Is Maple Syrup A Healthier Alternative To Sugar?

Maple syrup goes well with waffles, pancakes, banana bread, and other desserts, but you can also add it to savory dishes, such as baked beans and casseroles. Some people even use it as a sugar substitute in coffee, tea, or candied nuts. 

Penn State University explains that this delicious treat comes from Acer saccharum, or hard maple, a tree that grows in Canada and some parts of the U.S. Producers extract sap from maple trees and boil it to obtain a concentrated liquid. After that, they filter it to remove impurities and then pour it into containers while still hot. The end product is about 66.9% sugar by weight and contains just as much calcium as whole milk, according to the U.S. Department of Agriculture (USDA). A teaspoon of pure maple syrup has only 50 calories and large doses of niacin, biotin, iron, phosphorus, manganese, and amino acids.

The USDA says that maple syrup is an organic product, meaning it doesn't contain additives, preservatives, or other chemicals. However, not all maple syrup is certified organic, explains Baird Farm. To get organic certification, producers must follow specific practices when tapping the trees, boiling the sap, and processing the syrup. For this reason and others, pure maple syrup comes with a higher price tag than sugar or even honey. But is it really that healthy? Let's find out.

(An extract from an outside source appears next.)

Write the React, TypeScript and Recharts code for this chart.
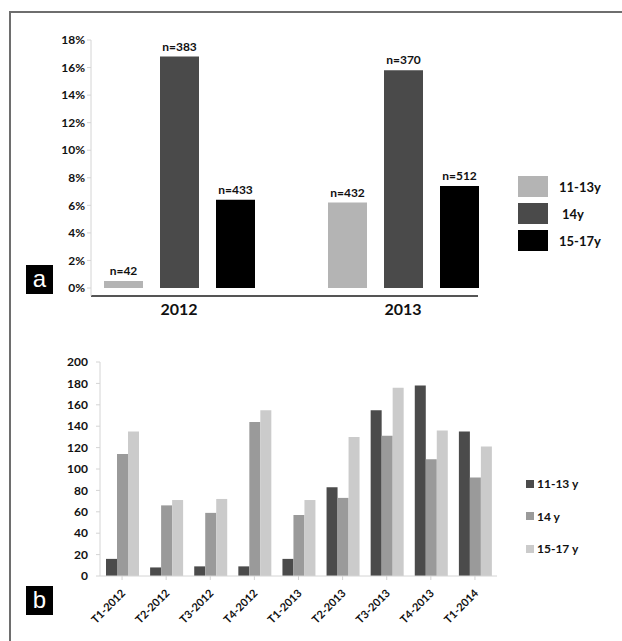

Should you replace sugar with pure maple syrup?

Along with stevia and honey, maple syrup is one of the few natural sweeteners on the market. Its nutritional value depends on the brand, but you'll likely get about 220 calories and 54 grams of carbs — including 53 grams of sugar — per quarter cup, according to Maple From Canada. This sweet treat is also rich in coumarin, lignans, and other polyphenols, a class of antioxidants that may suppress inflammation and protect against cancer, suggests a 2014 review published in the Journal of Agricultural and Food Chemistry.

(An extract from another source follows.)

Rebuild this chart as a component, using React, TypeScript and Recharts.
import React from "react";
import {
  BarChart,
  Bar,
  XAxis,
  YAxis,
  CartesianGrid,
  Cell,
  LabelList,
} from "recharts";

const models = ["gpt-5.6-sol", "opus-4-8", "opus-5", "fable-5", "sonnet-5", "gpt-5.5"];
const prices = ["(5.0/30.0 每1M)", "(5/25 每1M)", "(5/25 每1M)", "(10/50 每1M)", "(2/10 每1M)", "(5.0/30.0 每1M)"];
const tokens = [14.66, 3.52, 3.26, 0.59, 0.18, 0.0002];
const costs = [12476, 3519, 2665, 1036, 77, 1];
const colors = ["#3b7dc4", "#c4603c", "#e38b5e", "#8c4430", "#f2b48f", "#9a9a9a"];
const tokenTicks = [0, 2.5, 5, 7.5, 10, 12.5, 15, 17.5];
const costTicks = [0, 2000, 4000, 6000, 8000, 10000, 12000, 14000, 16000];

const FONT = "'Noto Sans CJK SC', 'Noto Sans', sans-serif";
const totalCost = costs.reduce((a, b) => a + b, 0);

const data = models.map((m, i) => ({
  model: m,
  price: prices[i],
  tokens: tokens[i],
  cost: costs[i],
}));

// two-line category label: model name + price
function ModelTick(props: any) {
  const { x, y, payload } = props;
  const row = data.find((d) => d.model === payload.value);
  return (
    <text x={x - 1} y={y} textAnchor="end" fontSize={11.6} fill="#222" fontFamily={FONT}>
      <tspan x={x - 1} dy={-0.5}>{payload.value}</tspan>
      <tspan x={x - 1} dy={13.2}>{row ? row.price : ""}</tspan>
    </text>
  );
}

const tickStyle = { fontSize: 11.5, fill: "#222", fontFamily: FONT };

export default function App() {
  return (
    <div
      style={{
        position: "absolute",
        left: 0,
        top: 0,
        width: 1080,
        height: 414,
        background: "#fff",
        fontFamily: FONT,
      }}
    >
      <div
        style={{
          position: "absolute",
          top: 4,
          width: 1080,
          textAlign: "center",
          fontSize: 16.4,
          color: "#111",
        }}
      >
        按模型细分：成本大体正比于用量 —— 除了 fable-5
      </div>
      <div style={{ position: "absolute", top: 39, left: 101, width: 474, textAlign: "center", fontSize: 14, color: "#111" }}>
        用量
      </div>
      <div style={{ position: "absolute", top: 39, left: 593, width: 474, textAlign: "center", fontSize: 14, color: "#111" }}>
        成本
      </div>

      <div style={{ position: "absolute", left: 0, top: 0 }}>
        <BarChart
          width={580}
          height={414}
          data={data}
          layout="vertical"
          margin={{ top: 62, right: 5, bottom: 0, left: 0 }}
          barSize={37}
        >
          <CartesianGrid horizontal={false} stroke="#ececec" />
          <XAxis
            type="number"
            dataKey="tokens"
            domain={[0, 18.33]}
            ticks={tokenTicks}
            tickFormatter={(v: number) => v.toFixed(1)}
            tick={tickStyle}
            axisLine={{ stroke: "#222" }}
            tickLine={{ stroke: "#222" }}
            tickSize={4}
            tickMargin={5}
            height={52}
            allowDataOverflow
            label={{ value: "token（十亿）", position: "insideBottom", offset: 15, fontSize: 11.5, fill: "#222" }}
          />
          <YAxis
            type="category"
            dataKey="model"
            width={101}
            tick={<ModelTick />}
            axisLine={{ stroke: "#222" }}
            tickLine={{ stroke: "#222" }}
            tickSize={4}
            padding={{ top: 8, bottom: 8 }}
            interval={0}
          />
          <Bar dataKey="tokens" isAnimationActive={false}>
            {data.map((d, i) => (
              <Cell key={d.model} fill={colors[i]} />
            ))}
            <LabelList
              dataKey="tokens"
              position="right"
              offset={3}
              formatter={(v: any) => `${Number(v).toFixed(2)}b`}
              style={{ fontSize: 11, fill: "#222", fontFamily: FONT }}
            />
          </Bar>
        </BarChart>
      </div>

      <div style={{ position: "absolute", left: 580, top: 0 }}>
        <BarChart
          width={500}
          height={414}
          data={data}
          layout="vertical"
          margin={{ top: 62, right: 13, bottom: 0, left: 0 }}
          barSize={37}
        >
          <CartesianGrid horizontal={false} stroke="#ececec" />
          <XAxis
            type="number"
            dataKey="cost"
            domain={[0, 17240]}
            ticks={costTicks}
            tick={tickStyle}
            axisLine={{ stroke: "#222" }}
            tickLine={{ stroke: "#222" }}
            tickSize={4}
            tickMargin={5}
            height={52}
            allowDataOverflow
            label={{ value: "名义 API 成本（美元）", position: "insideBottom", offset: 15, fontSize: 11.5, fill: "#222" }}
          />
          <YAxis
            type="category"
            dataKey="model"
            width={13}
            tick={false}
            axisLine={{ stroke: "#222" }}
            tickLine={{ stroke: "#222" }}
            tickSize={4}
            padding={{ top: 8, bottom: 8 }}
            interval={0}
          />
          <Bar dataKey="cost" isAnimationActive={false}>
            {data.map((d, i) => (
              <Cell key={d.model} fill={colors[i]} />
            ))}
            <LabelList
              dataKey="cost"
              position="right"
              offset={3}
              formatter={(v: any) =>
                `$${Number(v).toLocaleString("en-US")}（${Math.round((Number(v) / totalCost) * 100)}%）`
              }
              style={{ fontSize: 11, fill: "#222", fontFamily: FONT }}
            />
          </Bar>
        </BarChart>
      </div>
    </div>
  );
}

Pure maple syrup is about 52% to 76% sucrose, the primary carbohydrate in table sugar, but it also contains fructose and glucose (per Food Research International). Its glycemic index (GI) is around 54, whereas table sugar has a GI of 58, says Bascom Maple Farms. Therefore, maple syrup will still raise your blood sugar pretty quickly and may not be the best choice for those with diabetes.

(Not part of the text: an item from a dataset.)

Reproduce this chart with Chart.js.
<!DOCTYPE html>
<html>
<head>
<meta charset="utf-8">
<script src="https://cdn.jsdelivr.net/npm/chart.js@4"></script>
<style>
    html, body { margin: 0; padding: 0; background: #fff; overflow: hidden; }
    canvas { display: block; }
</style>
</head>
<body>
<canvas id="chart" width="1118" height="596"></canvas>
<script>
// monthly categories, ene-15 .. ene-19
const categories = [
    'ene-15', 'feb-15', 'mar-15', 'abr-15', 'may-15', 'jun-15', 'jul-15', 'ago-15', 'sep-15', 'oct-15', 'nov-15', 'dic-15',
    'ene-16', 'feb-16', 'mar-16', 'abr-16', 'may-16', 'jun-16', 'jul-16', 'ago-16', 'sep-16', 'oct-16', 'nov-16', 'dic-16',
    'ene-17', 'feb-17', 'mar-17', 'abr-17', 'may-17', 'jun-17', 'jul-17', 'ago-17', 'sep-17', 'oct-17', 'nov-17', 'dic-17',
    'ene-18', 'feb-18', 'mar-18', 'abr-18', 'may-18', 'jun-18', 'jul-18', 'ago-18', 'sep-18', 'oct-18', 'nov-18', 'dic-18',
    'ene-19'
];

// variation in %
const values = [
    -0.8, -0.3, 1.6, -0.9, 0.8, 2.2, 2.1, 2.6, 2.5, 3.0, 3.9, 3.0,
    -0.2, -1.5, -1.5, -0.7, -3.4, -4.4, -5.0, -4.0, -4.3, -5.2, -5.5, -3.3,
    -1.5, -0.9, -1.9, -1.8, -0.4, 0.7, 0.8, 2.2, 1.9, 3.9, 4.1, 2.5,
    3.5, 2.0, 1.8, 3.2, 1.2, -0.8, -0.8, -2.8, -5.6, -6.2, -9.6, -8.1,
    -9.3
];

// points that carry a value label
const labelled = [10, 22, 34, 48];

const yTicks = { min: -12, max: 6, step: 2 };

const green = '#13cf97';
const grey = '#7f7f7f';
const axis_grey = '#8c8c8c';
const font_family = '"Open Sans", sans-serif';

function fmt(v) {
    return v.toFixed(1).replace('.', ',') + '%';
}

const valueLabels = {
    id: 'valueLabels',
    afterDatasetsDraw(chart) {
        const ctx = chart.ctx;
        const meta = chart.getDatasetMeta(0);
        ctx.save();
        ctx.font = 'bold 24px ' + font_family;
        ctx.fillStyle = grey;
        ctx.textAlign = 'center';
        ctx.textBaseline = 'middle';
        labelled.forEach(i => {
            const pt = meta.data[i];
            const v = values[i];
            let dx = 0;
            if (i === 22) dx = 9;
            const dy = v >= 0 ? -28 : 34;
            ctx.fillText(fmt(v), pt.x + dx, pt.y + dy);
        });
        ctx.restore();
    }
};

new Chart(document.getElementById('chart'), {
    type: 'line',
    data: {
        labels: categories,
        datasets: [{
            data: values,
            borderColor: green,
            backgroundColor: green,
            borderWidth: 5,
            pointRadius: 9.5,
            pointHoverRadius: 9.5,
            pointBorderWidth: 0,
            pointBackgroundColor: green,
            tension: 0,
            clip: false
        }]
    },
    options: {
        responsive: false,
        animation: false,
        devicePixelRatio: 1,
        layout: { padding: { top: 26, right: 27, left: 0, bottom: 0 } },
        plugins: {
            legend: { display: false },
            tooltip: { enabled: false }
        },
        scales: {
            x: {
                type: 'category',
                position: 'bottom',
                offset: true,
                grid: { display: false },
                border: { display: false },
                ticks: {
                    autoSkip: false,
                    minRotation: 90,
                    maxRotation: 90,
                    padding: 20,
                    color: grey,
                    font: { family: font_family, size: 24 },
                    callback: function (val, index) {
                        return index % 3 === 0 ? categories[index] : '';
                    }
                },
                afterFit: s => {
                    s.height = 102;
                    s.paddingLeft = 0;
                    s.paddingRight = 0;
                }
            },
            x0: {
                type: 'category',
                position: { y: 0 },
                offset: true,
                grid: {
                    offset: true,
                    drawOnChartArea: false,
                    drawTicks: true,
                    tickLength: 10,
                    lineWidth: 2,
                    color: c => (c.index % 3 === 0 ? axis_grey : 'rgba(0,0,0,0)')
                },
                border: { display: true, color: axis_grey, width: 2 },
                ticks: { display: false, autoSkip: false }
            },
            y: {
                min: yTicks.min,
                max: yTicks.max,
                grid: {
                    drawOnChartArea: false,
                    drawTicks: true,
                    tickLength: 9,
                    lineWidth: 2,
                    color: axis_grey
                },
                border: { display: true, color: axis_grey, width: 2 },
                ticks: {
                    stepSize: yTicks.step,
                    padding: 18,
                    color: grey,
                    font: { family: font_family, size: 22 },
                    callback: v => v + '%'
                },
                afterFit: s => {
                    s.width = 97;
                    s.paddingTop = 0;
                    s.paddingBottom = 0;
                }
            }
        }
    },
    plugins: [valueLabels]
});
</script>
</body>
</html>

The product is slightly healthier than table sugar, but its high sucrose content may negate any potential benefits. "It is confusing, but the easiest way to think about it is that maple syrup is sugar, so it counts toward your daily intake of added sugars, but it doesn't contain added sugars," nutritionist Amy Keating told Consumer Reports. Your best bet is to consume maple syrup in moderation. Don't think of it as a substitute for sugar, but rather as a sweet treat you can enjoy every now and then.